When a breastfeeding mom was asked to leave the Hirshhorn to take care of her baby's needs elsewhere, it seemed an especially ridiculous request from an art museum. The entire history of art is filled with naked women, after all, from the Venus of Willendorf to Manet's "Olympia."

"That this could happen … in an art museum (where breasts and nipples and even the act of breastfeeding are often the subject of sculptures and paintings) clearly means we have more work to do," said LJ Pelham in a Facebook invitation for a nurse-in that she's organizing at the museum this Saturday. Pelham encourages mothers to bring their babies to the museum and publicly exercise their right to feed their children in public, as federal laws permit.

But at the Hirshhorn, the Smithsonian's modern and contemporary art museum, the breasts, nipples and breastfeeding on display won't come from the art, but rather, the nursing moms of Saturday's demonstration. In the museum's current exhibits, abstract and minimalist art prevails over paintings with skin, and this reporter counted only five paintings that contained bare breasts. All five of them were DeKooning's monstrous paintings of women, so they were barely recognizable as breasts, anyway. In short: You will not see a single realistic nude at the Hirshhorn right now unless you attend Saturday's nurse-in.

John Currin
John Currin, "The Pink Tree."

It hasn't always been this way. The Hirshhorn's 2008 show Strange Bodies was full of flesh. There, John Currin's buxom ladies of "The Pink Tree," in quite possibly the Hirshhorn's most mammary acquisition ever, were on display. For equality's sake, there was also a very large naked man: Ron Mueck's popular sculpture "Untitled (Big Man)." Go back a few more years and Ana Mendieta's bared breasts adorned gallery walls for her retrospective in 2004. More recently, a film of Yves Klein's performance art featured naked women slathering blue paint on their breasts and pressing themselves to a canvas to create work like "Untitled Anthropometry" (above).

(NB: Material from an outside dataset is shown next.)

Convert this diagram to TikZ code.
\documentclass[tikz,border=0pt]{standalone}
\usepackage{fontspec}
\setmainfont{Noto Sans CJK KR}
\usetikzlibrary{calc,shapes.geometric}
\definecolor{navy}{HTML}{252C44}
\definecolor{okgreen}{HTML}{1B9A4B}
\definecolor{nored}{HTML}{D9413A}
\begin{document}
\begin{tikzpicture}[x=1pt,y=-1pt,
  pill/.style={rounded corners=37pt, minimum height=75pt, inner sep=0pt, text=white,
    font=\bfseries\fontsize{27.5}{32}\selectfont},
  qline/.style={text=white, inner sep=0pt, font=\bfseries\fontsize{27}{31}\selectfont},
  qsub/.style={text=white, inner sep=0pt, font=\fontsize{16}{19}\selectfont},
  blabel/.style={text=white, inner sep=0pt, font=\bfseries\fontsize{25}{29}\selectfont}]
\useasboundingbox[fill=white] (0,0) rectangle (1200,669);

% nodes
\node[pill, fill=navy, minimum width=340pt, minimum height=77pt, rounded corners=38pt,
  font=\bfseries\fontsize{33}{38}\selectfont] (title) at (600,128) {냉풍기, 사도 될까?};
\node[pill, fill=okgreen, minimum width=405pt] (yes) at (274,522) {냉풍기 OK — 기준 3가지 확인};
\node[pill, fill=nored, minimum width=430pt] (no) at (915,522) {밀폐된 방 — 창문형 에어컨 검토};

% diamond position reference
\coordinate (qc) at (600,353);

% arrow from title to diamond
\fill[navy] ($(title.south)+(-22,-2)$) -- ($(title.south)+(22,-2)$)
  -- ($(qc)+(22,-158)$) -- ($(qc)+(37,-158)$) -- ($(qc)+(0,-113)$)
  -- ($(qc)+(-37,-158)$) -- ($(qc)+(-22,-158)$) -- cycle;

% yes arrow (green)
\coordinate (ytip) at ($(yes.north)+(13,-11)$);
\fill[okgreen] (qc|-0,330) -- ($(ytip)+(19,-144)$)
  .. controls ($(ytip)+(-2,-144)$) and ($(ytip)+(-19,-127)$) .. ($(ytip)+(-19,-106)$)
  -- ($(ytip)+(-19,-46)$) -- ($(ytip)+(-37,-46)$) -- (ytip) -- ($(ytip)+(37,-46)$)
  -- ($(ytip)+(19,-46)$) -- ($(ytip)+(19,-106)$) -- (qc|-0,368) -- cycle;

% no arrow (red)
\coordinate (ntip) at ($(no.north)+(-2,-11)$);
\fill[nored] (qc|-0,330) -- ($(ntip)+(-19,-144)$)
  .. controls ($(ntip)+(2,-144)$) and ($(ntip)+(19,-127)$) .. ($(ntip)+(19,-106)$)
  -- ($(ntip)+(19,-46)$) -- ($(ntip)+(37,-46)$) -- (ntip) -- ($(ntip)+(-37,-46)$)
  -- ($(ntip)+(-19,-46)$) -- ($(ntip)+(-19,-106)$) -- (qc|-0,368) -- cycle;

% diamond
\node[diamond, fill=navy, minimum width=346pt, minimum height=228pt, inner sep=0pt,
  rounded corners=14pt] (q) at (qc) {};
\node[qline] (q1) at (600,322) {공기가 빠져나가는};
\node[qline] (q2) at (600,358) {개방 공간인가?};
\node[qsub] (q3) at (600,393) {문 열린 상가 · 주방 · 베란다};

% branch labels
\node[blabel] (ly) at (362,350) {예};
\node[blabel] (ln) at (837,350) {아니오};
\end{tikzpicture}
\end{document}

The Phillips, National Gallery, Portrait Gallery, and Corcoran all have work with bare breasts in their collections, as well – and to this reporter's knowledge, there haven't been any incidents of women getting the boot for breastfeeding there (but moms, feel free to correct me). A cursory search of the National Gallery's limited online collection reveals several naked ladies on display, from François Boucher's "The Bath of Venus" to Augustin Pajou's sculpture "Calliope." To take a giant logical leap: Perhaps guards who spend more time around art with nudity are conditioned to be less squeamish about a woman's right to publicly breastfeed?

The Hirshhorn, of course, has apologized to the mom who was treated rudely at the museum, and publicist Erin Baysden tells our Amanda Hess that the museum welcomes the nurse-in demonstration this weekend. Since the apology has been accepted, the moms should frame it as a giant piece of performance art. It has many of the elements of such already: Public nudity, an elevation of the mundane, ephemerality, and a direct communication with the audience. And for two hours, it will show more flesh than the Hirshhorn's entire collection.